--- Excerpted data ---
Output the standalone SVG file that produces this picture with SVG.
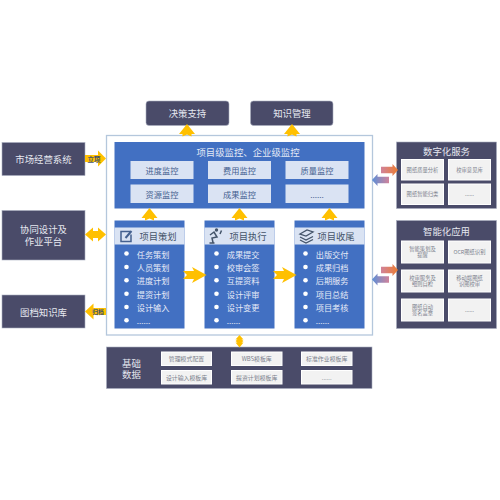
<svg xmlns="http://www.w3.org/2000/svg" width="500" height="500" viewBox="0 0 500 500">
<style>
text{font-family:"Noto Sans CJK SC","Liberation Sans",sans-serif;text-anchor:middle;dominant-baseline:central}
.d{fill:#4a4b69;stroke:#a9aebf;stroke-width:.6}
.b{fill:#4270c2}
.l{fill:#dae3f3}
.w{fill:#f2f2f2;stroke:#fff;stroke-width:1}
.t1{fill:#e6e8f0;font-size:9.400px}
.t2{fill:#e3e9f5;font-size:9.400px}
.t3{fill:#44608f;font-size:8.200px}
.t4{fill:#44546a;font-size:9.300px}
.t5{fill:#7a7f8c;font-size:5.300px}
.t7{fill:#7a7f8c;font-size:5.900px}
.t6{fill:#e6ebf7;font-size:8.200px;text-anchor:start}
.a{fill:#ffc000}
.dot{fill:#fff}
</style>
<defs>
<linearGradient id="gr" x1="0" x2="1"><stop offset="0" stop-color="#d0829a"/><stop offset="1" stop-color="#ed7d31"/></linearGradient>
<linearGradient id="gl" x1="0" x2="1"><stop offset="0" stop-color="#d0829a"/><stop offset="1" stop-color="#5b8fd8"/></linearGradient>
<path id="up" d="M0,-6.500L8,3.500L4.500,3.500L4.500,6L0,4L-4.500,6L-4.500,3.500L-8,3.500Z" class="a"/>
<path id="rt" d="M-12,-4L-1,-4L-3,-8L11.500,0L-3,8L-1,4L-12,4L-8,0Z" class="a"/>
<path id="gra" d="M-8.500,-3.200L3,-3.200L3,-6L8.500,0L3,6L3,3.200L-8.500,3.200Z"/>
</defs>
<g id="market"><rect class="d" x="2" y="142.500" width="83" height="33"/><text class="t1" x="43.500" y="158.500">市场经营系统</text></g>
<g id="collab"><rect class="d" x="2" y="210.500" width="83" height="49.500"/><text class="t1" y="229.300"><tspan x="43.500">协同设计及</tspan><tspan x="43.500" dy="11.500">作业平台</tspan></text></g>
<g id="archive"><rect class="d" x="2" y="295" width="83" height="33"/><text class="t1" x="43.500" y="311.500">图档知识库</text></g>
<g id="decision"><rect class="d" x="146" y="101" width="83" height="24.500" rx="3"/><text class="t1" x="187.500" y="113">决策支持</text></g>
<g id="knowledge"><rect class="d" x="250.500" y="101" width="82.500" height="24.500" rx="3"/><text class="t1" x="292" y="113">知识管理</text></g>
<g id="platform"><rect x="106.500" y="135.500" width="266" height="199.500" fill="#fff" stroke="#b4c7dc" stroke-width="1.300"/></g>
<g id="monitor">
<rect class="b" x="114.500" y="142" width="250" height="66.500"/>
<text class="t2" x="248" y="151.500">项目级监控、企业级监控</text>
<rect class="l" x="130.500" y="161" width="63" height="18"/><text class="t3" x="162" y="170">进度监控</text>
<rect class="l" x="208" y="161" width="63" height="18"/><text class="t3" x="239.500" y="170">费用监控</text>
<rect class="l" x="285.500" y="161" width="63" height="18"/><text class="t3" x="317" y="170">质量监控</text>
<rect class="l" x="130.500" y="184.500" width="63" height="18.500"/><text class="t3" x="162" y="194">资源监控</text>
<rect class="l" x="208" y="184.500" width="63" height="18.500"/><text class="t3" x="239.500" y="194">成果监控</text>
<rect class="l" x="285.500" y="184.500" width="63" height="18.500"/><text class="t3" x="317" y="194">......</text>
</g>
<g id="plan">
<rect class="b" x="114.500" y="220.500" width="70" height="108"/>
<rect class="l" x="114.500" y="227.500" width="70" height="17"/>
<path d="M130,231.500h-9v10h10v-7" fill="none" stroke="#44608f" stroke-width="1.500"/><path d="M125.500,238l6,-7" stroke="#44608f" stroke-width="2"/>
<text class="t4" x="158" y="236">项目策划</text>
<g class="dot"><circle cx="126.500" cy="253.500" r="2.300"/><circle cx="126.500" cy="267" r="2.300"/><circle cx="126.500" cy="280.300" r="2.300"/><circle cx="126.500" cy="293.700" r="2.300"/><circle cx="126.500" cy="307" r="2.300"/><circle cx="126.500" cy="320.300" r="2.300"/></g>
<text class="t6" x="136.700" y="253.500">任务策划</text><text class="t6" x="136.700" y="267">人员策划</text><text class="t6" x="136.700" y="280.300">进度计划</text><text class="t6" x="136.700" y="293.700">提资计划</text><text class="t6" x="136.700" y="307">设计输入</text><text class="t6" x="136.700" y="320.300">......</text>
</g>
<g id="execute">
<rect class="b" x="204.500" y="220.500" width="70" height="108"/>
<rect class="l" x="204.500" y="227.500" width="70" height="17"/>
<path d="M210,235l4,-3l3,5l-5,1l1,4.500M209.500,243h5M220,234l1.500,-3.500" fill="none" stroke="#44546a" stroke-width="1.500"/><circle cx="216.500" cy="230" r="1.700" fill="#44546a"/>
<text class="t4" x="248" y="236">项目执行</text>
<g class="dot"><circle cx="216.500" cy="253.500" r="2.300"/><circle cx="216.500" cy="267" r="2.300"/><circle cx="216.500" cy="280.300" r="2.300"/><circle cx="216.500" cy="293.700" r="2.300"/><circle cx="216.500" cy="307" r="2.300"/><circle cx="216.500" cy="320.300" r="2.300"/></g>
<text class="t6" x="226.700" y="253.500">成果提交</text><text class="t6" x="226.700" y="267">校审会签</text><text class="t6" x="226.700" y="280.300">互提资料</text><text class="t6" x="226.700" y="293.700">设计评审</text><text class="t6" x="226.700" y="307">设计变更</text><text class="t6" x="226.700" y="320.300">......</text>
</g>
<g id="close">
<rect class="b" x="294.500" y="220.500" width="70" height="108"/>
<rect class="l" x="294.500" y="227.500" width="70" height="17"/>
<path d="M300,234l7,-4l6,2l-7,4ZM300,237l6,3l7,-3.500M300,240l6,3l7,-3.500" fill="none" stroke="#44546a" stroke-width="1.300"/>
<text class="t4" x="336" y="236">项目收尾</text>
<g class="dot"><circle cx="305.500" cy="253.500" r="2.300"/><circle cx="305.500" cy="267" r="2.300"/><circle cx="305.500" cy="280.300" r="2.300"/><circle cx="305.500" cy="293.700" r="2.300"/><circle cx="305.500" cy="307" r="2.300"/><circle cx="305.500" cy="320.300" r="2.300"/></g>
<text class="t6" x="315.700" y="253.500">出版交付</text><text class="t6" x="315.700" y="267">成果归档</text><text class="t6" x="315.700" y="280.300">后期服务</text><text class="t6" x="315.700" y="293.700">项目总结</text><text class="t6" x="315.700" y="307">项目考核</text><text class="t6" x="315.700" y="320.300">......</text>
</g>
<g id="base">
<rect class="d" x="106.500" y="347" width="265.500" height="41.500"/>
<text class="t1" y="362.700"><tspan x="131.500">基础</tspan><tspan x="131.500" dy="11.500">数据</tspan></text>
<rect class="w" x="161.500" y="352" width="50" height="13.500"/><text class="t7" x="186.500" y="358.800">管理模式配置</text>
<rect class="w" x="231.500" y="352" width="50.500" height="13.500"/><text class="t7" x="256.700" y="358.800">WBS模板库</text>
<rect class="w" x="301.500" y="352" width="50.500" height="13.500"/><text class="t7" x="326.700" y="358.800">标准作业模板库</text>
<rect class="w" x="161.500" y="370.500" width="50" height="13.500"/><text class="t7" x="186.500" y="377.200">设计输入模板库</text>
<rect class="w" x="231.500" y="370.500" width="50.500" height="13.500"/><text class="t7" x="256.700" y="377.200">提资计划模板库</text>
<rect class="w" x="301.500" y="370.500" width="50.500" height="13.500"/><text class="t7" x="326.700" y="377.200">......</text>
</g>
<g id="digital">
<rect class="d" x="396.500" y="142" width="100" height="66.500"/>
<text class="t1" x="446.500" y="150.500">数字化服务</text>
<rect class="w" x="401.500" y="159.500" width="42" height="20.500"/><text class="t5" x="422.500" y="169.800">图纸质量分析</text>
<rect class="w" x="448.500" y="159.500" width="42" height="20.500"/><text class="t5" x="469.500" y="169.800">校审意见库</text>
<rect class="w" x="401.500" y="184" width="42" height="20.500"/><text class="t5" x="422.500" y="194.200">图纸智能归类</text>
<rect class="w" x="448.500" y="184" width="42" height="20.500"/><text class="t5" x="469.500" y="194.200">......</text>
</g>
<g id="smart">
<rect class="d" x="396.500" y="220.500" width="100" height="108"/>
<text class="t1" x="446.500" y="230.500">智能化应用</text>
<rect class="w" x="401.500" y="241" width="42" height="22"/><text class="t5" x="422.500" y="248.500">智能策划及</text><text class="t5" x="422.500" y="255">提醒</text>
<rect class="w" x="448.500" y="241" width="42" height="22"/><text class="t5" x="469.500" y="252">OCR图纸识别</text>
<rect class="w" x="401.500" y="270" width="42" height="22"/><text class="t5" x="422.500" y="277.500">校审服务及</text><text class="t5" x="422.500" y="284">细则自检</text>
<rect class="w" x="448.500" y="270" width="42" height="22"/><text class="t5" x="469.500" y="277.500">移动端图纸</text><text class="t5" x="469.500" y="284">识图校审</text>
<rect class="w" x="401.500" y="299" width="42" height="22"/><text class="t5" x="422.500" y="306.500">图纸自动</text><text class="t5" x="422.500" y="313">签名盖章</text>
<rect class="w" x="448.500" y="299" width="42" height="22"/><text class="t5" x="469.500" y="310">......</text>
</g>
<g id="connectors">
<use href="#up" x="187" y="130.500"/>
<use href="#up" x="292" y="130.500"/>
<use href="#up" x="149.500" y="214.500"/>
<use href="#up" x="239.500" y="214.500"/>
<use href="#up" x="329.500" y="214.500"/>
<use href="#rt" x="195" y="275"/>
<use href="#rt" x="285" y="275"/>
<path class="a" d="M85,155L98,155L98,150.500L106,158.500L98,166.500L98,162L85,162Z"/>
<path class="a" d="M85,234.500L93,227.500L93,231L98,231L98,227.500L106,234.500L98,241.500L98,238L93,238L93,241.500Z"/>
<path class="a" d="M85,311.500L93.500,303.500L93.500,308L106,308L106,315L93.500,315L93.500,319.500Z"/>
<path class="a" d="M239.500,335L243.500,339.500L241.500,339.500L243.500,341L241.500,342.500L243.500,342.500L239.500,347.500L235.500,342.500L237.500,342.500L235.500,341L237.500,339.500L235.500,339.500Z"/>
<use href="#gra" x="389.500" y="170" fill="url(#gr)"/>
<use href="#gra" x="380.500" y="180" fill="url(#gl)" transform="rotate(180 380.500 180)"/>
<use href="#gra" x="389.500" y="270" fill="url(#gr)"/>
<use href="#gra" x="380.500" y="279.500" fill="url(#gl)" transform="rotate(180 380.500 279.500)"/>
<text x="94" y="158.500" style="font-size:6.500px;fill:#44546a;font-weight:700">立项</text>
<text x="98" y="311.500" style="font-size:5.800px;fill:#44546a;font-weight:700">归档</text>
</g>
</svg>
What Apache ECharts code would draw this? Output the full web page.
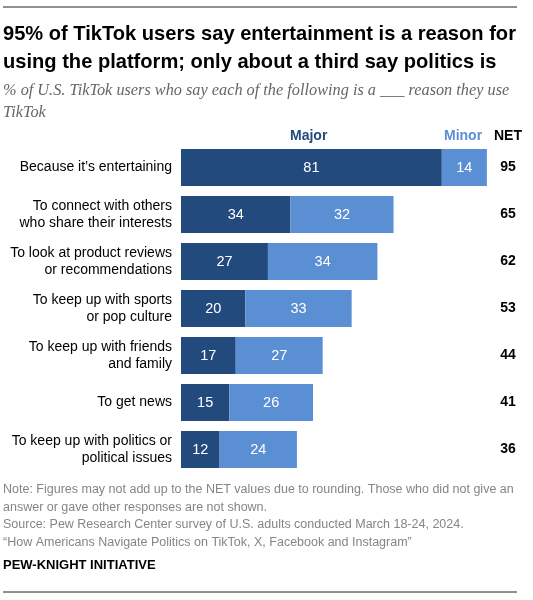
<!DOCTYPE html>
<html>
<head>
<meta charset="utf-8">
<script src="https://cdn.jsdelivr.net/npm/echarts@6/dist/echarts.min.js"></script>
<style>
  html, body { margin: 0; padding: 0; background: #fff; }
  #container { width: 533px; height: 600px; }
</style>
</head>
<body>
<div id="container"></div>
<script>
var categories = [
  'Because it\u2019s entertaining',
  'To connect with others\nwho share their interests',
  'To look at product reviews\nor recommendations',
  'To keep up with sports\nor pop culture',
  'To keep up with friends\nand family',
  'To get news',
  'To keep up with politics or\npolitical issues'
];
var major = [81, 34, 27, 20, 17, 15, 12];
var minor = [14, 32, 34, 33, 27, 26, 24];
var net = [95, 65, 62, 53, 44, 41, 36];

var dark = '#234a7c';
var light = '#5b8fd4';
var font = '"Liberation Sans", Arial, sans-serif';

var dom = document.getElementById('container');
var myChart = echarts.init(dom, null, { renderer: 'canvas' });

var option = {
  animation: false,
  title: [
    {
      text: '95% of TikTok users say entertainment is a reason for\nusing the platform; only about a third say politics is',
      left: 3, top: 20, padding: 0,
      textStyle: { fontFamily: font, fontWeight: 'bold', fontSize: 20.1, lineHeight: 28, color: '#000' }
    },
    {
      text: '% of U.S. TikTok users who say each of the following is a ___ reason they use\nTikTok',
      left: 3, top: 79, padding: 0,
      textStyle: { fontFamily: '"Liberation Serif", Georgia, serif', fontStyle: 'italic', fontWeight: 'normal', fontSize: 16.3, lineHeight: 22.5, color: '#666' }
    },
    {
      text: 'Note: Figures may not add up to the NET values due to rounding. Those who did not give an\nanswer or gave other responses are not shown.\nSource: Pew Research Center survey of U.S. adults conducted March 18-24, 2024.\n\u201cHow Americans Navigate Politics on TikTok, X, Facebook and Instagram\u201d',
      left: 3, top: 481, padding: 0,
      textStyle: { fontFamily: font, fontWeight: 'normal', fontSize: 12.5, lineHeight: 17.6, color: '#858585' }
    },
    {
      text: 'PEW-KNIGHT INITIATIVE',
      left: 3, top: 559, padding: 0,
      textStyle: { fontFamily: font, fontWeight: 'bold', fontSize: 13, color: '#000' }
    },
    {
      text: 'Major', left: 290, top: 129, padding: 0,
      textStyle: { fontFamily: font, fontWeight: 'bold', fontSize: 14, color: dark }
    },
    {
      text: 'Minor', left: 444, top: 129, padding: 0,
      textStyle: { fontFamily: font, fontWeight: 'bold', fontSize: 14, color: light }
    },
    {
      text: 'NET', left: 494, top: 129, padding: 0,
      textStyle: { fontFamily: font, fontWeight: 'bold', fontSize: 14, color: '#000' }
    }
  ],
  graphic: [
    { type: 'line', shape: { x1: 3, y1: 7, x2: 517, y2: 7 }, style: { stroke: '#222', lineWidth: 1 } },
    { type: 'line', shape: { x1: 3, y1: 592, x2: 517, y2: 592 }, style: { stroke: '#222', lineWidth: 1 } }
  ],
  grid: { left: 181, right: 30, top: 144, bottom: 127, containLabel: false },
  xAxis: { type: 'value', min: 0, max: 100, show: false },
  yAxis: [
    {
      type: 'category', data: categories, inverse: true,
      axisLine: { show: false }, axisTick: { show: false },
      axisLabel: { fontFamily: font, fontSize: 14, lineHeight: 17, color: '#000', margin: 9 }
    },
    {
      type: 'category', data: net, inverse: true, position: 'right',
      axisLine: { show: false }, axisTick: { show: false },
      axisLabel: { fontFamily: font, fontSize: 14, fontWeight: 'bold', color: '#000', margin: 5, align: 'center' }
    }
  ],
  series: [
    {
      name: 'Major', type: 'bar', stack: 'a', data: major, barWidth: 37,
      itemStyle: { color: dark },
      label: { show: true, position: 'inside', color: '#fff', fontFamily: font, fontSize: 14.5 }
    },
    {
      name: 'Minor', type: 'bar', stack: 'a', data: minor, barWidth: 37,
      itemStyle: { color: light },
      label: { show: true, position: 'inside', color: '#fff', fontFamily: font, fontSize: 14.5 }
    }
  ]
};

myChart.setOption(option);
window.addEventListener('resize', myChart.resize);
</script>
</body>
</html>
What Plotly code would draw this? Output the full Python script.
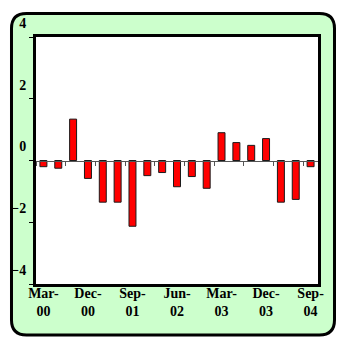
import plotly.graph_objects as go

# Quarterly changes, Mar-00 .. Sep-04
quarters = [
    "Mar-00", "Jun-00", "Sep-00", "Dec-00",
    "Mar-01", "Jun-01", "Sep-01", "Dec-01",
    "Mar-02", "Jun-02", "Sep-02", "Dec-02",
    "Mar-03", "Jun-03", "Sep-03", "Dec-03",
    "Mar-04", "Jun-04", "Sep-04",
]
values = [
    -0.20, -0.25, 1.34, -0.58,
    -1.35, -1.35, -2.13, -0.49,
    -0.39, -0.85, -0.52, -0.90,
    0.90, 0.58, 0.49, 0.71,
    -1.35, -1.26, -0.20,
]
label_quarters = quarters[::3]
label_text = [q.replace("-", "-<br>") for q in label_quarters]
y_ticks = [-4, -2, 0, 2, 4]

SERIF = "Liberation Serif, Times New Roman, serif"
FONT = dict(family=SERIF, size=14, color="black")
TICKFONT = dict(family=SERIF, size=14, color="black", weight="bold")

fig = go.Figure()
fig.add_trace(go.Bar(
    x=quarters, y=values,
    marker=dict(color="#FF0000", line=dict(color="#1a1a1a", width=1)),
    width=0.47,
    xaxis="x", yaxis="y",
    hoverinfo="skip",
))
# invisible trace that carries the axis drawn through zero
fig.add_trace(go.Scatter(
    x=quarters, y=[0] * len(quarters), mode="markers",
    marker=dict(opacity=0), xaxis="x2", yaxis="y",
    showlegend=False, hoverinfo="skip",
))

# rounded light-green panel behind everything
x0, x1, y0, y1 = -0.0869, 1.0585, -0.2065, 1.0951
rx, ry = 0.0532, 0.0607
panel = (
    f"M {x0 + rx},{y1} L {x1 - rx},{y1} Q {x1},{y1} {x1},{y1 - ry} "
    f"L {x1},{y0 + ry} Q {x1},{y0} {x1 - rx},{y0} "
    f"L {x0 + rx},{y0} Q {x0},{y0} {x0},{y0 + ry} "
    f"L {x0},{y1 - ry} Q {x0},{y1} {x0 + rx},{y1} Z"
)
fig.add_shape(type="path", path=panel, xref="paper", yref="paper",
              fillcolor="#CCFFCC", line=dict(color="black", width=3), layer="below")
fig.add_shape(type="rect", x0=0, x1=1, y0=0, y1=1, xref="paper", yref="paper",
              fillcolor="white", line=dict(width=0), layer="below")

fig.update_layout(
    width=339, height=337,
    margin=dict(l=36, r=21, t=37, b=53),
    paper_bgcolor="white",
    plot_bgcolor="white",
    showlegend=False,
    font=FONT,
    xaxis=dict(
        type="category", categoryorder="array", categoryarray=quarters,
        range=[-0.5, len(quarters) - 0.5],
        tickvals=label_quarters, ticktext=label_text,
        ticks="", showgrid=False, zeroline=False,
        ticklabelstandoff=-6,
        showline=True, mirror=True, linecolor="black", linewidth=3,
        tickfont=TICKFONT,
    ),
    xaxis2=dict(
        type="category", categoryorder="array", categoryarray=quarters,
        range=[-0.5, len(quarters) - 0.5],
        overlaying="x", anchor="free", position=0.5, side="bottom",
        showline=True, linecolor="#555555", linewidth=1,
        ticks="outside", tickson="boundaries", ticklen=4, tickcolor="#555555",
        showticklabels=False, showgrid=False, zeroline=False,
    ),
    yaxis=dict(
        range=[-4, 4], tickvals=y_ticks,
        ticks="outside", ticklen=4, tickcolor="black",
        ticklabelshift=-14,
        showgrid=False, zeroline=False,
        showline=True, mirror=True, linecolor="black", linewidth=3,
        tickfont=TICKFONT,
    ),
)

fig.write_html("out.html")
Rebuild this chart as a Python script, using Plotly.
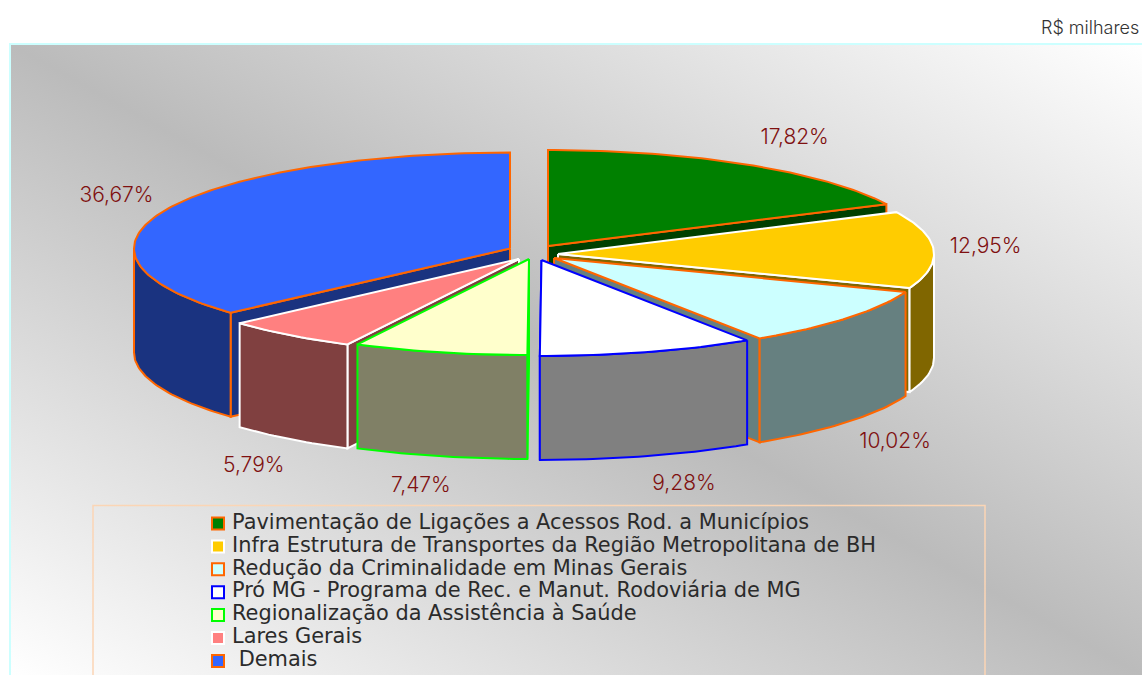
import math
from urllib.parse import quote
import plotly.graph_objects as go

# ---- data ----
categories = [
    "Pavimentação de Ligações a Acessos Rod. a Municípios",
    "Infra Estrutura de Transportes da Região Metropolitana de BH",
    "Redução da Criminalidade em Minas Gerais",
    "Pró MG - Programa de Rec. e Manut. Rodoviária de MG",
    "Regionalização da Assistência à Saúde",
    "Lares Gerais",
    " Demais",
]
shares = [17.82, 12.95, 10.02, 9.28, 7.47, 5.79, 36.67]
unit_label = "R$ milhares"

# ---- style ----
top_colors = ["#008000", "#ffcc00", "#ccffff", "#ffffff", "#ffffcc", "#ff8080", "#3366ff"]
side_colors = ["#004000", "#806600", "#668080", "#808080", "#808066", "#804040", "#1a3380"]
edge_colors = ["#ff6600", "#ffffff", "#ff6600", "#0000ff", "#00ff00", "#ffffff", "#ff6600"]
paint_order = [0, 6, 1, 5, 2, 4, 3]

# ---- layout of the exploded pie (pixels) ----
W, H = 1142, 675
RX, RY, DEPTH = 376, 96, 104
apexes = [(548, 246), (558, 254), (554, 258), (541.5, 260), (529, 259), (519, 259), (510, 248.5)]
label_offsets = [(47, -26), (52, -2), (48, 125), (36, 133), (-19, 134), (-36, 132), (-50, -13)]
FONT = "Inter"
LEGEND_FONT = "DejaVu Sans"


def pt(apex, theta, drop=0):
    a = math.radians(theta)
    return apex[0] + RX * math.sin(a), apex[1] - RY * math.cos(a) + drop


def poly(fig, pts, fill, edge, width=2):
    xs = [p[0] for p in pts] + [pts[0][0]]
    ys = [p[1] for p in pts] + [pts[0][1]]
    fig.add_trace(go.Scatter(
        x=xs, y=ys, mode="lines", fill="toself", fillcolor=fill,
        line=dict(color=edge, width=width), hoverinfo="skip", showlegend=False,
    ))


fig = go.Figure()

bounds = []
acc = 0.0
for s in shares:
    bounds.append((acc * 3.6, (acc + s) * 3.6))
    acc += s

for i in paint_order:
    t0, t1 = bounds[i]
    apex = apexes[i]
    # radial cut facing the viewer
    cut = t1 if (t0 + t1) / 2 < 180 else t0
    p = pt(apex, cut)
    poly(fig, [apex, p, (p[0], p[1] + DEPTH), (apex[0], apex[1] + DEPTH)], side_colors[i], edge_colors[i])
    # outer wall, front half only
    w0, w1 = max(t0, 90), min(t1, 270)
    if w1 > w0:
        n = max(2, int(w1 - w0))
        angles = [w0 + (w1 - w0) * k / n for k in range(n + 1)]
        poly(fig, [pt(apex, a) for a in angles] + [pt(apex, a, DEPTH) for a in reversed(angles)],
             side_colors[i], edge_colors[i])
    # top face
    n = max(2, int(t1 - t0))
    angles = [t0 + (t1 - t0) * k / n for k in range(n + 1)]
    poly(fig, [apex] + [pt(apex, a) for a in angles], top_colors[i], edge_colors[i])

# percentage labels
lx, ly, lt = [], [], []
for i, s in enumerate(shares):
    m = sum(bounds[i]) / 2
    p = pt(apexes[i], m)
    lx.append(p[0] + label_offsets[i][0])
    ly.append(p[1] + label_offsets[i][1])
    lt.append(f"{s:.2f}%".replace(".", ","))
fig.add_trace(go.Scatter(
    x=lx, y=ly, text=lt, mode="text", textposition="middle center",
    textfont=dict(family=FONT, size=21, color="#7f1010", weight=300), hoverinfo="skip", showlegend=False,
))

# legend rows
rows_y = [523.5 + 22.9 * k for k in range(len(categories))]
fig.add_trace(go.Scatter(
    x=[218] * len(categories), y=rows_y, mode="markers",
    marker=dict(symbol="square", size=12, color=top_colors, line=dict(color=edge_colors, width=2)),
    hoverinfo="skip", showlegend=False,
))
fig.add_trace(go.Scatter(
    x=[232] * len(categories), y=rows_y, text=categories, mode="text", textposition="middle right",
    textfont=dict(family=LEGEND_FONT, size=20.9, color="#2b2b2b"), hoverinfo="skip", showlegend=False,
))

svg = ("<svg xmlns='http://www.w3.org/2000/svg' width='1132' height='631' preserveAspectRatio='none'>"
       "<defs><linearGradient id='g' x1='0' y1='1' x2='1' y2='0'>"
       "<stop offset='0' stop-color='#ffffff'/><stop offset='0.5' stop-color='#bbbbbb'/>"
       "<stop offset='1' stop-color='#ffffff'/></linearGradient></defs>"
       "<rect width='1132' height='631' fill='url(#g)'/></svg>")

fig.update_layout(
    width=W, height=H, margin=dict(l=0, r=0, t=0, b=0),
    paper_bgcolor="white", plot_bgcolor="rgba(0,0,0,0)", showlegend=False,
    xaxis=dict(range=[0, W], visible=False, fixedrange=True),
    yaxis=dict(range=[H, 0], visible=False, fixedrange=True),
    images=[dict(source="data:image/svg+xml," + quote(svg), xref="x", yref="y", x=10, y=44,
                 sizex=1132, sizey=631, sizing="stretch", layer="below", xanchor="left", yanchor="top")],
    shapes=[
        dict(type="rect", x0=10, y0=44, x1=W + 10, y1=H + 10, line=dict(color="#ccffff", width=2), layer="above"),
        dict(type="rect", x0=93, y0=505.5, x1=985, y1=H + 10, line=dict(color="#fbd5b5", width=1.5), layer="above"),
    ],
    annotations=[dict(text=unit_label, x=1141, y=27, xref="x", yref="y", xanchor="right", yanchor="middle",
                      showarrow=False, font=dict(family=FONT, size=18, color="#333333", weight=300))],
)

fig.write_html("out.html", config={"displayModeBar": False},
               post_script="document.body.style.margin='0';document.documentElement.style.overflow='hidden';")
---
The task. Above are the records; copy exactly the lines from the one with "What Plotly code" through the one with "y_ticks = [-4, -2, 0, 2, 4]", including both, and nothing more. Leave out pictures.

Output for this exercise.
What Plotly code would draw this? Output the full Python script.
import plotly.graph_objects as go

# Quarterly changes, Mar-00 .. Sep-04
quarters = [
    "Mar-00", "Jun-00", "Sep-00", "Dec-00",
    "Mar-01", "Jun-01", "Sep-01", "Dec-01",
    "Mar-02", "Jun-02", "Sep-02", "Dec-02",
    "Mar-03", "Jun-03", "Sep-03", "Dec-03",
    "Mar-04", "Jun-04", "Sep-04",
]
values = [
    -0.20, -0.25, 1.34, -0.58,
    -1.35, -1.35, -2.13, -0.49,
    -0.39, -0.85, -0.52, -0.90,
    0.90, 0.58, 0.49, 0.71,
    -1.35, -1.26, -0.20,
]
label_quarters = quarters[::3]
label_text = [q.replace("-", "-<br>") for q in label_quarters]
y_ticks = [-4, -2, 0, 2, 4]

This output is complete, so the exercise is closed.